At first glance, the Houston Livestock Show and Rodeo looks like any other rodeo.
Well, that wine tent seems out of place, as do the pig races on the midway. But a calf show is going on, and the scent of barbecued turkey legs makes my mouth water.
Martina McBride will perform after tonight’s event, and Reliant Stadium is full of fans and top-name cowboys. Cord McCoy—of CBS’s The Amazing Race fame—will win the bull-riding go-round the night I’m in town.
The gang’s all here.
But the Professional Rodeo Cowboys Association, pro rodeo’s sanctioning body, isn’t.
Last year, the PRCA declined to sanction Houston’s rodeo, which has been around since 1938 (the livestock show started six years earlier). Nor will it sanction this year’s event on February 28-March 18.
The rift seems to be because of the Cinch Super Shootout, Houston’s closing-day event that features bareback riding, barrel racing, bull riding and saddle-bronc riding. The PRCA demands that a rodeo must include all events (you know, calf roping, steer wrestling and other events that would make an animal-loving, vegan, urban rodeo novice cringe).
“As much as we don’t want to part ways with any good rodeo, the slope gets slicker and steeper when we allow someone, anyone, to choose the events they think are appropriate for ProRodeo,” PRCA commissioner Karl Stressman says.
He said that in a statement last year. I tried to get the PRCA front office to comment further, but they blew me off. I’m sure they were swamped keeping the Pine City, Minnesota, rodeo in check.
Pine City, Minnesota?
Leroy Shafer, the chief operating officer for the rodeo, had time to talk to me, but then, when will a Texan not talk to anyone? So I asked him, not having the PRCA has to hurt, right?
“Obviously not,” Shafer says. “Actually, the only difference in being sanctioned or not being sanctioned is to the cowboys themselves. The money earned doesn’t count in the standings for the National Finals Rodeo. As far as we’re concerned, there’s no difference at all.”
And, apparently, cowboys don’t care either. Last year, of the 280 contestants the rodeo invited, 279 accepted. The one who turned it down had retired.
The National Finals Rodeo is one thing. But a $1.6 million purse sings a louder tune.
The absence of the PRCA last year certainly didn’t hurt. Paid rodeo attendance was down slightly, but overall the event drew a record 2,262,834. That, of course, includes those who came to the World’s Championship Bar-B-Que Contest. And there’s no telling how many came in just to hit that wine tent. Or the pig races. Money-wise, Shafer says, 2011 was Houston’s best show ever.
Houston’s way—wine, barbecue, but mostly the rodeo’s format—is, Shafer says, the future.

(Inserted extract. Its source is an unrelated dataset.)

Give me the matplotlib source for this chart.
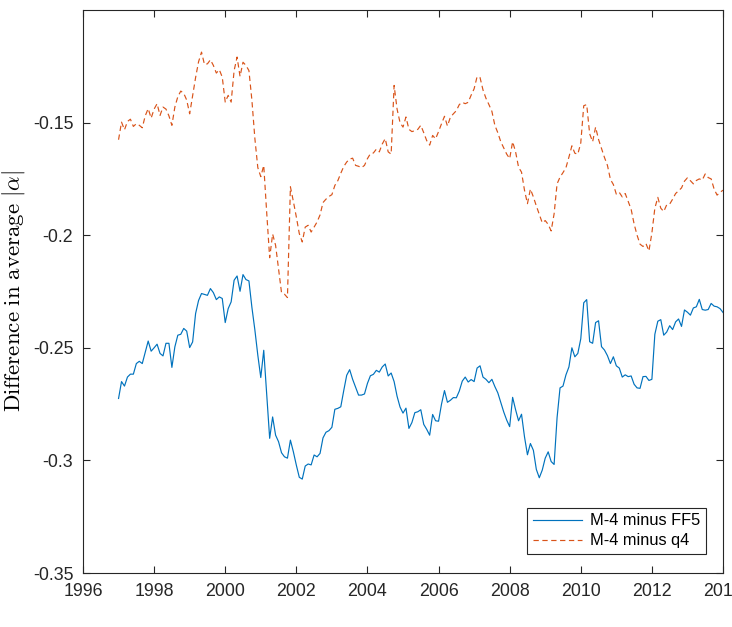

“It’s absolutely the way rodeo needs to be done,” he says, “particularly if you’re dealing with urban audiences and particularly if you’re dealing with a multi-day show where the average spectator doesn’t go every night.”
What does the PRCA have to say about it? They still haven’t gotten back to me, but I’m sure the Willowdale Pro Rodeo in Kennett Square, Pennsylvania, was demanding a lot of attention.
Kennett Square, Pennsylvania?
Houston isn’t crawling back to the PRCA. Shafer is excited about 2012, pig races, concerts, Cinch Super Shootout—everything.
“If you are a traditional rodeo fan, a casual rodeo fan or it’s your first time to see a rodeo, coming to see the world’s biggest stars competing for one of the biggest purses in the industry in a tremendous facility like Reliant Stadium is something you don’t want to miss,” he says.
If you’re a diehard PRCA groupie, I’m sure you’ll have a blast at the Pasco County Fair Championship Rodeo in Dade City, Florida.
Dade City, Florida?
Johnny D. Boggs wonders how his childhood sow, Rutabaga, would have fared in a pig race if he hadn’t eaten her.